— Work instructions —
Produce an exact copy of the lines below that run from the line containing "Rebuild this chart" to the line containing "import plotly.graph_objects as go", inclusive; any picture is omitted.

— Provided information —
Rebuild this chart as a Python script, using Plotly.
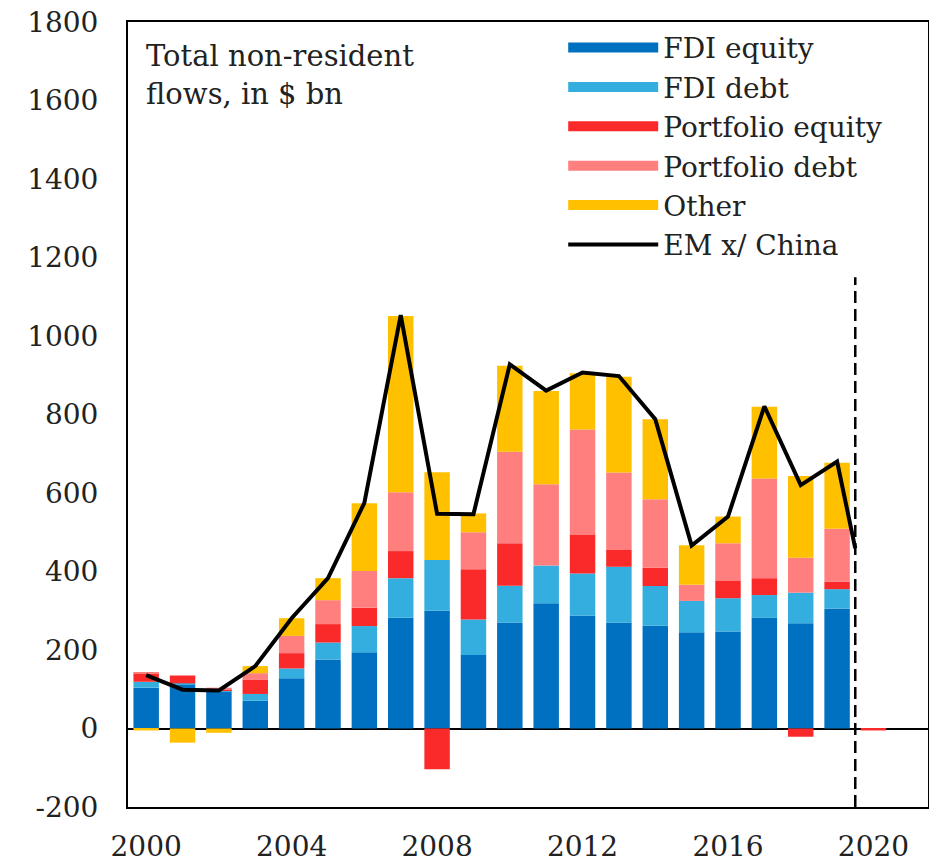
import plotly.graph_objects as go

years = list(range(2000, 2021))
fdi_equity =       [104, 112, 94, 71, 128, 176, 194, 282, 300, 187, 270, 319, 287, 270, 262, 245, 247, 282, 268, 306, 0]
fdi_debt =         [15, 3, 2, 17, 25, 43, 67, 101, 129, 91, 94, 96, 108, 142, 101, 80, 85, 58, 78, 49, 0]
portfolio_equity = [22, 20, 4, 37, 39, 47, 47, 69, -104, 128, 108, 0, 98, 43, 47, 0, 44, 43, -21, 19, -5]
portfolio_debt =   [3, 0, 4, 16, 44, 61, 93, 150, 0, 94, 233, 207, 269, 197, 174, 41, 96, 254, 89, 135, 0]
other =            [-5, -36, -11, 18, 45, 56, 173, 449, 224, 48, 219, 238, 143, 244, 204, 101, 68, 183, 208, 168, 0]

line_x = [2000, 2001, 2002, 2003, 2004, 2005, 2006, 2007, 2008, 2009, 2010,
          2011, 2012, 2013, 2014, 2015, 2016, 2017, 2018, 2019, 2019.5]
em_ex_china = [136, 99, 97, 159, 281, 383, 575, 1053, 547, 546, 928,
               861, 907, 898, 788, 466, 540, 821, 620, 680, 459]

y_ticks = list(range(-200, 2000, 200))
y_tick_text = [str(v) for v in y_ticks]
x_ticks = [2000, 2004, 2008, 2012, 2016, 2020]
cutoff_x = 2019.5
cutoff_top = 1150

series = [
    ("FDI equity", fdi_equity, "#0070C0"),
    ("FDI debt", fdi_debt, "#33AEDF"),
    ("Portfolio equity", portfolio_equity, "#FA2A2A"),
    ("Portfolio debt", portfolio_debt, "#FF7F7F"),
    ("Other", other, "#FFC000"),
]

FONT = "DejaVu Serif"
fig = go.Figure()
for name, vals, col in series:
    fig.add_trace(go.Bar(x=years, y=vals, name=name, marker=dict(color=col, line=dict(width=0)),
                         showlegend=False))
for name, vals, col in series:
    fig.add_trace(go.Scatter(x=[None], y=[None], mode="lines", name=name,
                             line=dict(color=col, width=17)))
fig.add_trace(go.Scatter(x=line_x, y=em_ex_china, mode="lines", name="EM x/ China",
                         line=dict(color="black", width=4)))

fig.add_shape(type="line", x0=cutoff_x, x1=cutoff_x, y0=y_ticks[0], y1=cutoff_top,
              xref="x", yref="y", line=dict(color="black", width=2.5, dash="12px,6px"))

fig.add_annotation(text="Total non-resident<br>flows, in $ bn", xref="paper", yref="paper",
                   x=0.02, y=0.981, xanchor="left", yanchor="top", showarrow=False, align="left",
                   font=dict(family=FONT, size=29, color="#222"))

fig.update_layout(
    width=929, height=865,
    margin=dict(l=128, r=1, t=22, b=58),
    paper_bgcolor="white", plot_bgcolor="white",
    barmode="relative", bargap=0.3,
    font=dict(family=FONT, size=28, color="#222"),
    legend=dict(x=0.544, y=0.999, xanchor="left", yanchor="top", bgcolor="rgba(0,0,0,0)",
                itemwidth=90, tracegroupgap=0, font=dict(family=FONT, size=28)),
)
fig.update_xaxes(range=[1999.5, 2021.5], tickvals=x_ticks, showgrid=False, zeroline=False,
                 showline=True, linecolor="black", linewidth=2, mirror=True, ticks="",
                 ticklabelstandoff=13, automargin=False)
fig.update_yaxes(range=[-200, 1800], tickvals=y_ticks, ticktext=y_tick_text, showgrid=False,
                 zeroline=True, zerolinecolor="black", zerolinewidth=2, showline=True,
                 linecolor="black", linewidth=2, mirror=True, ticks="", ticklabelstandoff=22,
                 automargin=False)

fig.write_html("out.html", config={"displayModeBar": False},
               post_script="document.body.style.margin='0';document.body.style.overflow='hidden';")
==
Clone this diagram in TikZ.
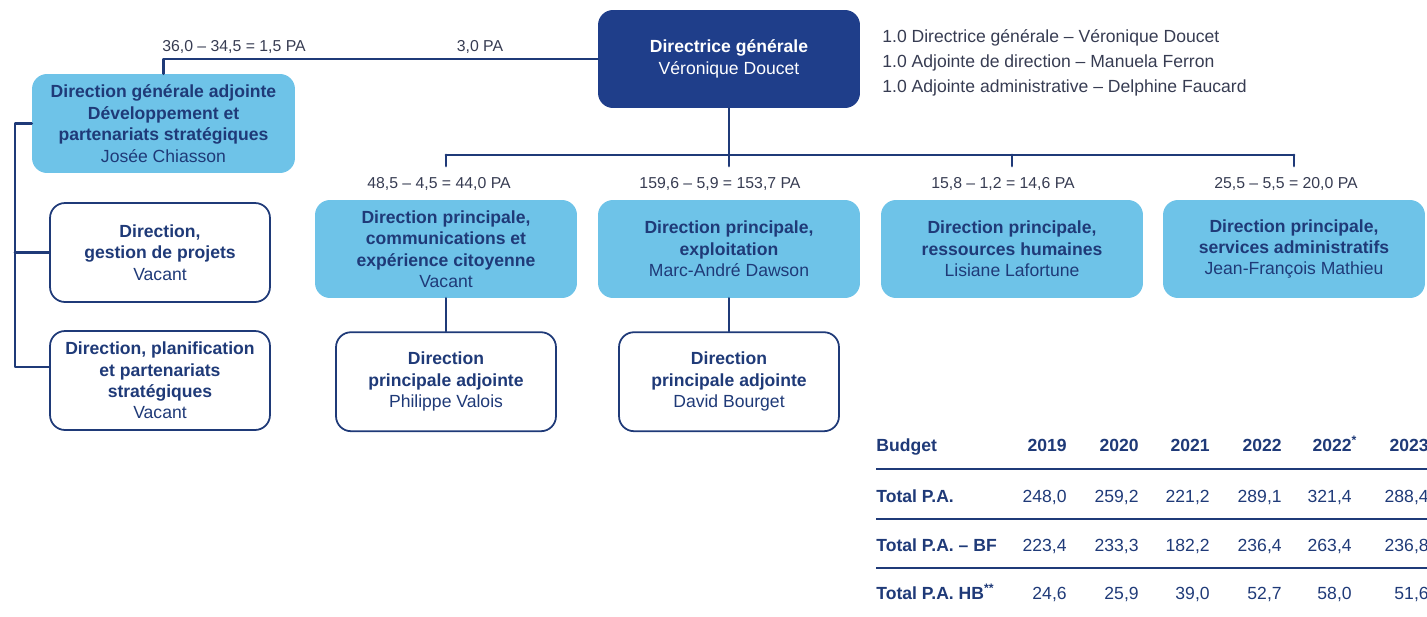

— Answer to this task —
Rebuild this chart as a Python script, using Plotly.
import plotly.graph_objects as go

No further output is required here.